A genuinely diverse room 
This year's cohort came from France, Switzerland, Colombia, Jordan, Uruguay, Iraq, and Portugal, and the range of professional backgrounds was just as wide.

We had diplomats working at the United Nations, humanitarians with UNHCR MAURITANIA and SOLIDARITÉS INTERNATIONAL, a legal advocate in climate justice, engineers from the Blue Peace Middle East Initiative, an associate professor from the Universidad de Córdoba, professionals from IUCN and the Swiss Agency for Development and Cooperation, and independent experts in climate risk.

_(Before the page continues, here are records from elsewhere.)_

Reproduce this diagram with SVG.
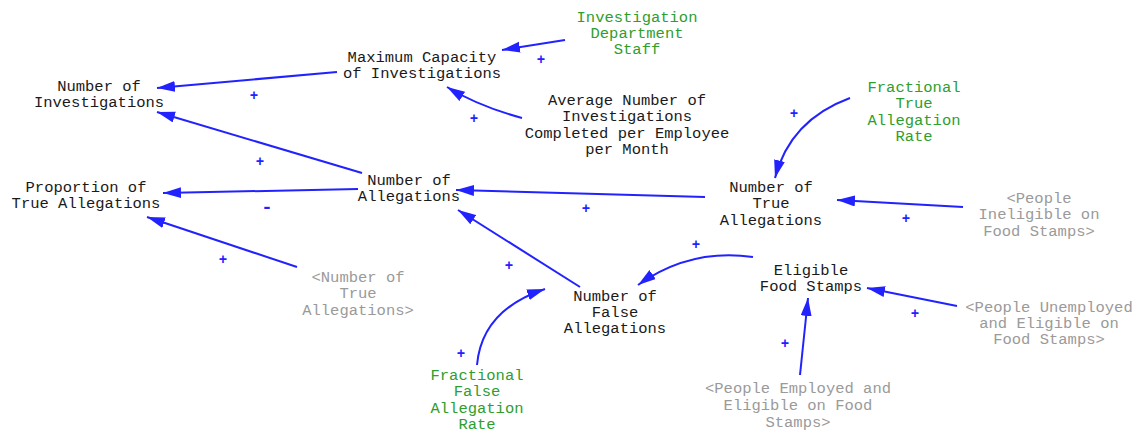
<svg xmlns="http://www.w3.org/2000/svg" width="1136" height="434" viewBox="0 0 1136 434">
<defs>
<marker id="ah" markerUnits="userSpaceOnUse" markerWidth="20" markerHeight="12" refX="18" refY="5.5" orient="auto">
<path d="M0,0 L18,5.5 L0,11 z" fill="#2222ff"/>
</marker>
</defs>
<style>
text{font-family:"Liberation Mono","DejaVu Sans Mono",monospace;font-size:15.5px;text-anchor:middle}
.v{fill:#1a1a1a}
.g{fill:#2e9e2e}
.s{fill:#9a9a9a}
.p{fill:#2222ff;font-size:14px;font-weight:bold}
.m{font-size:19px}
.c{fill:none;stroke:#2222ff;stroke-width:2;marker-end:url(#ah)}
</style>
<rect width="1136" height="434" fill="#ffffff"/>
<g id="connectors">
<path class="c" d="M337,72 L157,88"/>
<path class="c" d="M565,40 L502,50"/>
<path class="c" d="M522,118 Q478,106 447,87"/>
<path class="c" d="M362,173 L157,112"/>
<path class="c" d="M358,189 L163,193"/>
<path class="c" d="M705,197 L456,190"/>
<path class="c" d="M850,98 Q790,120 775,178"/>
<path class="c" d="M963,207 L837,200"/>
<path class="c" d="M297,267 L147,217"/>
<path class="c" d="M580,287 L458,210"/>
<path class="c" d="M753,257 Q690,248 638,285"/>
<path class="c" d="M477,365 Q482,310 545,289"/>
<path class="c" d="M957,306 L867,288"/>
<path class="c" d="M800,375 L808,298"/>
<text class="p" x="254" y="100">+</text>
<text class="p" x="541" y="64">+</text>
<text class="p" x="474" y="123">+</text>
<text class="p" x="260" y="166">+</text>
<text class="p m" x="267" y="213">-</text>
<text class="p" x="586" y="213">+</text>
<text class="p" x="794" y="118">+</text>
<text class="p" x="906" y="223">+</text>
<text class="p" x="223" y="264">+</text>
<text class="p" x="509" y="270">+</text>
<text class="p" x="696" y="249">+</text>
<text class="p" x="461" y="358">+</text>
<text class="p" x="915" y="318">+</text>
<text class="p" x="785" y="348">+</text>
</g>
<g id="n_investigations"><text class="v" x="99" y="91">Number of</text><text class="v" x="99" y="107">Investigations</text></g>
<g id="n_maxcap"><text class="v" x="422" y="62">Maximum Capacity</text><text class="v" x="422" y="78">of Investigations</text></g>
<g id="n_staff"><text class="g" x="637" y="22">Investigation</text><text class="g" x="637" y="38">Department</text><text class="g" x="637" y="54">Staff</text></g>
<g id="n_avg"><text class="v" x="627" y="105">Average Number of</text><text class="v" x="627" y="121">Investigations</text><text class="v" x="627" y="138">Completed per Employee</text><text class="v" x="627" y="154">per Month</text></g>
<g id="n_allegations"><text class="v" x="409" y="185">Number of</text><text class="v" x="409" y="201">Allegations</text></g>
<g id="n_proportion"><text class="v" x="86" y="192">Proportion of</text><text class="v" x="86" y="208">True Allegations</text></g>
<g id="n_true"><text class="v" x="771" y="192">Number of</text><text class="v" x="771" y="208">True</text><text class="v" x="771" y="225">Allegations</text></g>
<g id="n_fractrue"><text class="g" x="914" y="92">Fractional</text><text class="g" x="914" y="108">True</text><text class="g" x="914" y="125">Allegation</text><text class="g" x="914" y="141">Rate</text></g>
<g id="n_inelig"><text class="s" x="1039" y="203">&lt;People</text><text class="s" x="1039" y="219">Ineligible on</text><text class="s" x="1039" y="236">Food Stamps&gt;</text></g>
<g id="n_trueshadow"><text class="s" x="358" y="282">&lt;Number of</text><text class="s" x="358" y="298">True</text><text class="s" x="358" y="315">Allegations&gt;</text></g>
<g id="n_false"><text class="v" x="615" y="301">Number of</text><text class="v" x="615" y="317">False</text><text class="v" x="615" y="333">Allegations</text></g>
<g id="n_eligible"><text class="v" x="811" y="275">Eligible</text><text class="v" x="811" y="291">Food Stamps</text></g>
<g id="n_unemployed"><text class="s" x="1049" y="312">&lt;People Unemployed</text><text class="s" x="1049" y="328">and Eligible on</text><text class="s" x="1049" y="344">Food Stamps&gt;</text></g>
<g id="n_employed"><text class="s" x="798" y="393">&lt;People Employed and</text><text class="s" x="798" y="410">Eligible on Food</text><text class="s" x="798" y="427">Stamps&gt;</text></g>
<g id="n_fracfalse"><text class="g" x="477" y="380">Fractional</text><text class="g" x="477" y="396">False</text><text class="g" x="477" y="413">Allegation</text><text class="g" x="477" y="429">Rate</text></g>
</svg>
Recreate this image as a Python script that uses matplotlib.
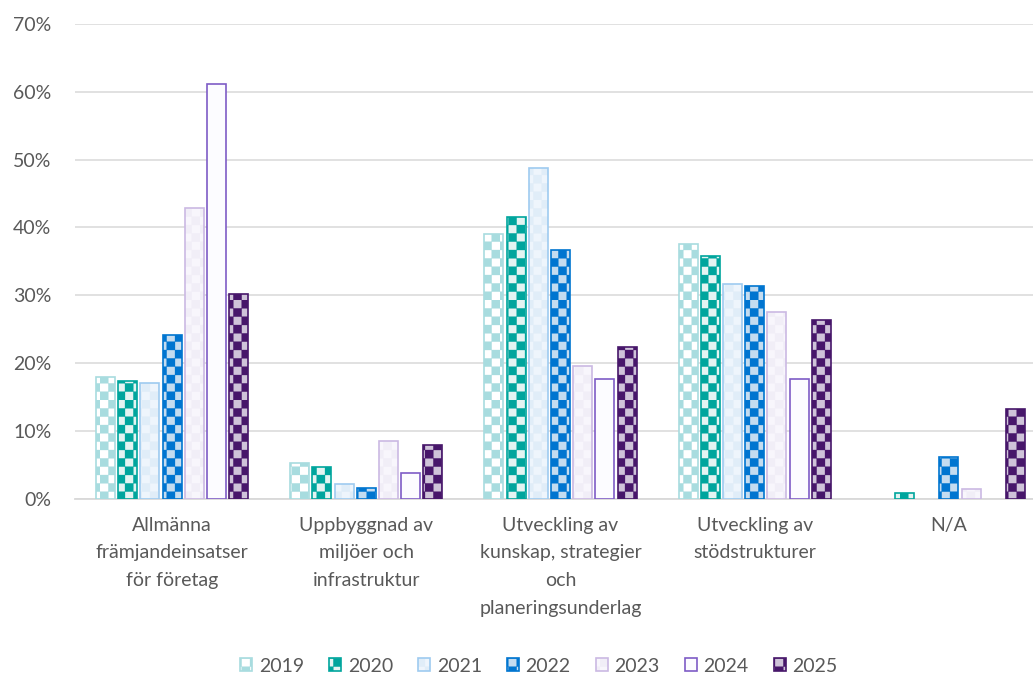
import numpy as np
import matplotlib
matplotlib.use("Agg")
import matplotlib.pyplot as plt
import matplotlib.hatch as mhatch
from matplotlib.path import Path

plt.rcParams['font.family'] = ['Lato', 'DejaVu Sans']
plt.rcParams['hatch.linewidth'] = 0.2

# categories and values (share of projects per year)
categories = ["Allmänna\nfrämjandeinsatser\nför företag",
              "Uppbyggnad av\nmiljöer och\ninfrastruktur",
              "Utveckling av\nkunskap, strategier\noch\nplaneringsunderlag",
              "Utveckling av\nstödstrukturer",
              "N/A"]
years = ["2019", "2020", "2021", "2022", "2023", "2024", "2025"]
v2019 = [0.179, 0.052, 0.390, 0.376, np.nan]
v2020 = [0.173, 0.046, 0.415, 0.358, 0.008]
v2021 = [0.170, 0.022, 0.488, 0.316, np.nan]
v2022 = [0.241, 0.016, 0.367, 0.313, 0.061]
v2023 = [0.429, 0.085, 0.196, 0.275, 0.014]
v2024 = [0.612, 0.037, 0.176, 0.176, np.nan]
v2025 = [0.302, 0.079, 0.223, 0.264, 0.132]
series = [v2019, v2020, v2021, v2022, v2023, v2024, v2025]

# (face, hatch colour, edge colour, hatch)
styles = [
    ("#FFFFFF", "#A8DCDF", "#A8DCDF", "c"),
    ("#E4F4F2", "#00A59D", "#00A59D", "c"),
    ("#EEF5FC", "#E0EDF8", "#9ECBF0", "c"),
    ("#C4DCF0", "#0075D0", "#0075D0", "c"),
    ("#F8F6FC", "#F1EEF7", "#CBB9E3", "c"),
    ("#FCFCFF", "#FCFCFF", "#7E5CC6", None),
    ("#CFC3D9", "#47166A", "#47166A", "c"),
]


class CheckerHatch(mhatch.HatchPatternBase):
    # checkerboard fill, 'c' in the hatch string
    filled = True

    def __init__(self, hatch, density):
        self.cells = 12 if 'c' in hatch else 0
        self.num_vertices = (self.cells * self.cells // 2) * 5

    def set_vertices_and_codes(self, vertices, codes):
        s = 1.0 / self.cells
        k = 0
        for i in range(self.cells):
            for j in range(self.cells):
                if (i + j) % 2:
                    continue
                vertices[k:k + 5] = [[i * s, j * s], [(i + 1) * s, j * s],
                                     [(i + 1) * s, (j + 1) * s], [i * s, (j + 1) * s],
                                     [i * s, j * s]]
                codes[k:k + 5] = [Path.MOVETO, Path.LINETO, Path.LINETO,
                                  Path.LINETO, Path.CLOSEPOLY]
                k += 5


mhatch._hatch_types.append(CheckerHatch)
import warnings
warnings.filterwarnings("ignore")

fig = plt.figure(figsize=(10.33, 6.77), dpi=100)
ax = fig.add_axes([75 / 1033, 178.5 / 677, 971 / 1033, 474.5 / 677])

x = np.arange(len(categories))
step = 0.8 / len(years)
handles = []
for i, (vals, st) in enumerate(zip(series, styles)):
    face, hcol, ecol, hatch = st
    pos = x - 0.4 + step * (i + 0.5)
    b1 = ax.bar(pos, vals, width=step * 0.86, color=face, edgecolor=hcol,
                linewidth=0, hatch=hatch, zorder=3)
    b2 = ax.bar(pos, vals, width=step * 0.86, facecolor='none', edgecolor=ecol,
                linewidth=1.2, zorder=4)
    handles.append((b1[0], b2[0]))

ax.set_xlim(-0.5, 4.5)
ax.set_ylim(0, 0.7)
ax.set_yticks(np.arange(0, 0.71, 0.1))
ax.set_yticklabels([f"{int(round(t * 100))}%" for t in np.arange(0, 0.71, 0.1)])
ax.set_xticks(x)
ax.set_xticklabels(categories, linespacing=1.78)
ax.tick_params(axis='y', length=0, pad=17, labelsize=14, labelcolor="#595959")
ax.tick_params(axis='x', length=0, pad=13, labelsize=14, labelcolor="#595959")
ax.grid(axis='y', color="#D9D9D9", linewidth=1.1, zorder=0)
ax.set_axisbelow(True)
for s in ['top', 'right', 'left']:
    ax.spines[s].set_visible(False)
ax.spines['bottom'].set_color("#D9D9D9")
ax.spines['bottom'].set_linewidth(1.3)

fig.legend(handles, years, loc='center', bbox_to_anchor=(539 / 1033, 11 / 677),
           ncol=7, frameon=False, fontsize=14, labelcolor="#595959",
           handlelength=0.6, handleheight=0.6, handletextpad=0.35,
           columnspacing=1.3)

fig.savefig("out.png", dpi=100)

The people who led the sessions 
Over the two weeks at the Institut des sciences de l'environnement (ISE) - UNIGE, participants learned from practitioners and researchers including James Dalton (IUCN), Erik Aarnos (UNECE - United Nations Economic Commission for Europe), Dominique Bérod (World Meteorological Organization), Nataliya Nikiforova, Diane Guerrier, Laurent Wismer from the International Committee of the Red Cross - ICRC, and colleagues from the University of Geneva, the Geneva Water Hub, among others.

The focus: frameworks, negotiations, and the shared responsibilities that shape how water is managed across borders and sectors.

A huge thank you to everyone who contributed, the speakers, the participants, and the teams behind the scenes, for making these two weeks such a rich exchange. The conversations don't end here.